Directive: Retype only what runs from the first line of the listing to the line holding "4.75, 5.35, 5.1];", both included. Do not retype the pictures.

Dataset section:

○ ○ ○

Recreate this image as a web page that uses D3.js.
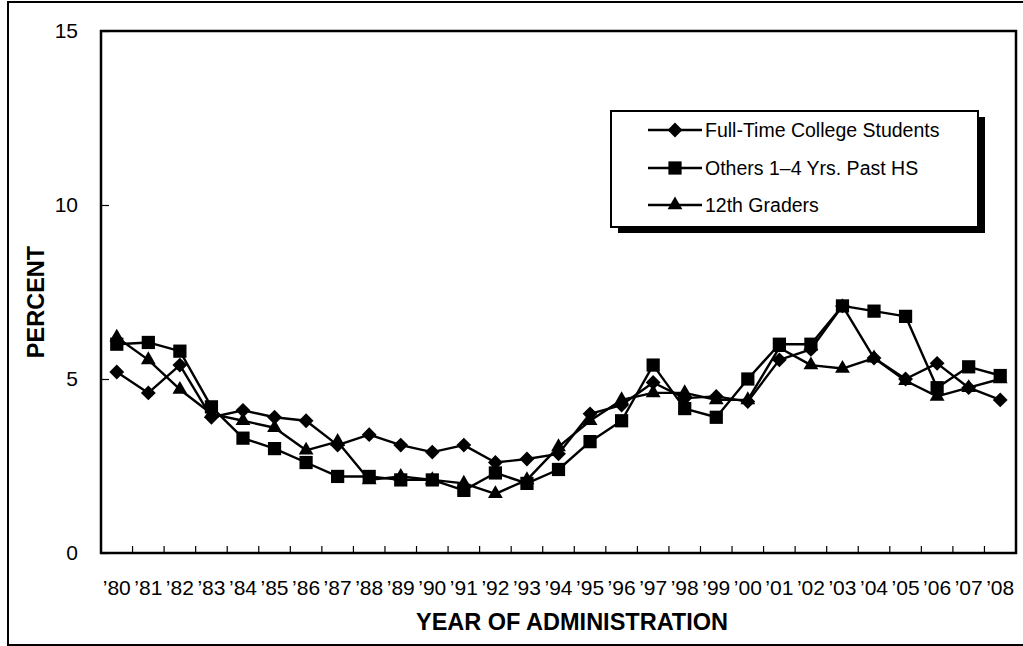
<!DOCTYPE html>
<html>
<head>
<meta charset="utf-8">
<script src="https://cdn.jsdelivr.net/npm/d3@7/dist/d3.min.js"></script>
<style>
  html, body { margin: 0; padding: 0; background: #fff; }
  svg { display: block; font-family: Arial, "Liberation Sans", sans-serif; }
</style>
</head>
<body>
<svg id="chart" width="1023" height="646"></svg>
<script>
// Survey years and percentages for each group
const years = ["80","81","82","83","84","85","86","87","88","89","90","91","92","93","94",
               "95","96","97","98","99","00","01","02","03","04","05","06","07","08"];

const fullTime = [5.2, 4.6, 5.4, 3.9, 4.1, 3.9, 3.8, 3.1, 3.4, 3.1, 2.9, 3.1, 2.6, 2.7, 2.85,
                  4.0, 4.25, 4.9, 4.45, 4.5, 4.35, 5.55, 5.85, 7.1, 5.6, 5.0, 5.45, 4.75, 4.4];

const others = [6.0, 6.05, 5.8, 4.2, 3.3, 3.0, 2.6, 2.2, 2.2, 2.1, 2.1, 1.8, 2.3, 2.0, 2.4,
                3.2, 3.8, 5.4, 4.15, 3.9, 5.0, 6.0, 6.0, 7.1, 6.95, 6.8, 4.75, 5.35, 5.1];

const grade12 = [6.2, 5.55, 4.7, 4.0, 3.8, 3.6, 2.95, 3.2, 2.1, 2.2, 2.1, 2.0, 1.7, 2.1, 3.05,
                 3.8, 4.4, 4.6, 4.6, 4.4, 4.4, 5.9, 5.4, 5.3, 5.6, 4.95, 4.5, 4.75, 5.0];

const seriesNames = ["Full-Time College Students", "Others 1\u20134 Yrs. Past HS", "12th Graders"];
const yTicks = [0, 5, 10, 15];

const series = [
  { name: seriesNames[0], values: fullTime, shape: "diamond" },
  { name: seriesNames[1], values: others, shape: "square" },
  { name: seriesNames[2], values: grade12, shape: "triangle" }
];

const svg = d3.select("#chart");
const plot = { left: 101, right: 1016, top: 31, bottom: 553 };

// Outer frame (right side runs past the canvas)
svg.append("rect")
  .attr("x", 8).attr("y", 2).attr("width", 1030).attr("height", 643)
  .attr("fill", "none").attr("stroke", "#000").attr("stroke-width", 2);

const x = d3.scaleBand().domain(years).range([plot.left, plot.right]);
const y = d3.scaleLinear().domain([0, 15]).range([plot.bottom, plot.top]);
const cx = d => x(d) + x.bandwidth() / 2;

// Plot frame
svg.append("rect")
  .attr("x", plot.left).attr("y", plot.top)
  .attr("width", plot.right - plot.left).attr("height", plot.bottom - plot.top)
  .attr("fill", "none").attr("stroke", "#000").attr("stroke-width", 2.5);

// Y axis: inward ticks
const yAxis = svg.append("g")
  .attr("transform", `translate(${plot.left},0)`)
  .call(d3.axisLeft(y).tickValues(yTicks).tickSizeInner(-8).tickSizeOuter(0).tickPadding(23));
yAxis.select(".domain").remove();
yAxis.selectAll("line").attr("stroke", "#000").attr("stroke-width", 1.2);
yAxis.selectAll("text").attr("font-size", 21).attr("fill", "#000")
  .attr("font-family", "Arial, 'Liberation Sans', sans-serif");

// X axis labels centred on each year
const xAxis = svg.append("g")
  .attr("transform", `translate(0,${plot.bottom})`)
  .call(d3.axisBottom(x).tickSize(0).tickPadding(27).tickFormat(d => "\u2019" + d));
xAxis.select(".domain").remove();
xAxis.selectAll("text").attr("font-size", 21).attr("fill", "#000")
  .attr("font-family", "Arial, 'Liberation Sans', sans-serif");

// X tick marks sit on the boundaries between years
svg.append("g").selectAll("line")
  .data(years.slice(1))
  .join("line")
  .attr("x1", d => x(d)).attr("x2", d => x(d))
  .attr("y1", plot.bottom).attr("y2", plot.bottom - 7)
  .attr("stroke", "#000").attr("stroke-width", 1.2);

// Axis titles
svg.append("text")
  .attr("x", 572).attr("y", 630)
  .attr("text-anchor", "middle")
  .attr("font-size", 23.5).attr("font-weight", "bold")
  .text("YEAR OF ADMINISTRATION");

svg.append("text")
  .attr("transform", "translate(44,302) rotate(-90)")
  .attr("text-anchor", "middle")
  .attr("font-size", 23.5).attr("font-weight", "bold")
  .text("PERCENT");

// Marker shapes
const symbolFor = {
  diamond: { path: d3.symbol(d3.symbolSquare, 110)(), rot: 45 },
  square: { path: d3.symbol(d3.symbolSquare, 175)(), rot: 0 },
  triangle: { path: d3.symbol(d3.symbolTriangle, 95)(), rot: 0 }
};

const line = d3.line().x((d, i) => cx(years[i])).y(d => y(d));

series.forEach(s => {
  const g = svg.append("g");
  g.append("path")
    .attr("d", line(s.values))
    .attr("fill", "none").attr("stroke", "#000").attr("stroke-width", 2.4)
    .attr("stroke-linejoin", "round");
  const sym = symbolFor[s.shape];
  g.selectAll("path.marker")
    .data(s.values)
    .join("path")
    .attr("class", "marker")
    .attr("d", sym.path)
    .attr("transform", (d, i) => `translate(${cx(years[i])},${y(d)}) rotate(${sym.rot})`)
    .attr("fill", "#000");
});

// Legend with drop shadow
const legend = { x: 611, y: 111, w: 367, h: 116 };
svg.append("rect")
  .attr("x", legend.x + 7).attr("y", legend.y + 6)
  .attr("width", legend.w).attr("height", legend.h)
  .attr("fill", "#000");
svg.append("rect")
  .attr("x", legend.x).attr("y", legend.y)
  .attr("width", legend.w).attr("height", legend.h)
  .attr("fill", "#fff").attr("stroke", "#000").attr("stroke-width", 2);

const legendRows = [130, 168, 205];
series.forEach((s, i) => {
  const ly = legendRows[i];
  svg.append("line")
    .attr("x1", 648).attr("x2", 702).attr("y1", ly).attr("y2", ly)
    .attr("stroke", "#000").attr("stroke-width", 2.4);
  const sym = symbolFor[s.shape];
  svg.append("path")
    .attr("d", sym.path)
    .attr("transform", `translate(675,${ly}) rotate(${sym.rot})`)
    .attr("fill", "#000");
  svg.append("text")
    .attr("x", 705).attr("y", ly).attr("dy", "0.35em")
    .attr("font-size", 19.5)
    .text(s.name);
});
</script>
</body>
</html>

○ ○ ○

Solution to the exercise:
Recreate this image as a web page that uses D3.js.
<!DOCTYPE html>
<html>
<head>
<meta charset="utf-8">
<script src="https://cdn.jsdelivr.net/npm/d3@7/dist/d3.min.js"></script>
<style>
  html, body { margin: 0; padding: 0; background: #fff; }
  svg { display: block; font-family: Arial, "Liberation Sans", sans-serif; }
</style>
</head>
<body>
<svg id="chart" width="1023" height="646"></svg>
<script>
// Survey years and percentages for each group
const years = ["80","81","82","83","84","85","86","87","88","89","90","91","92","93","94",
               "95","96","97","98","99","00","01","02","03","04","05","06","07","08"];

const fullTime = [5.2, 4.6, 5.4, 3.9, 4.1, 3.9, 3.8, 3.1, 3.4, 3.1, 2.9, 3.1, 2.6, 2.7, 2.85,
                  4.0, 4.25, 4.9, 4.45, 4.5, 4.35, 5.55, 5.85, 7.1, 5.6, 5.0, 5.45, 4.75, 4.4];

const others = [6.0, 6.05, 5.8, 4.2, 3.3, 3.0, 2.6, 2.2, 2.2, 2.1, 2.1, 1.8, 2.3, 2.0, 2.4,
                3.2, 3.8, 5.4, 4.15, 3.9, 5.0, 6.0, 6.0, 7.1, 6.95, 6.8, 4.75, 5.35, 5.1];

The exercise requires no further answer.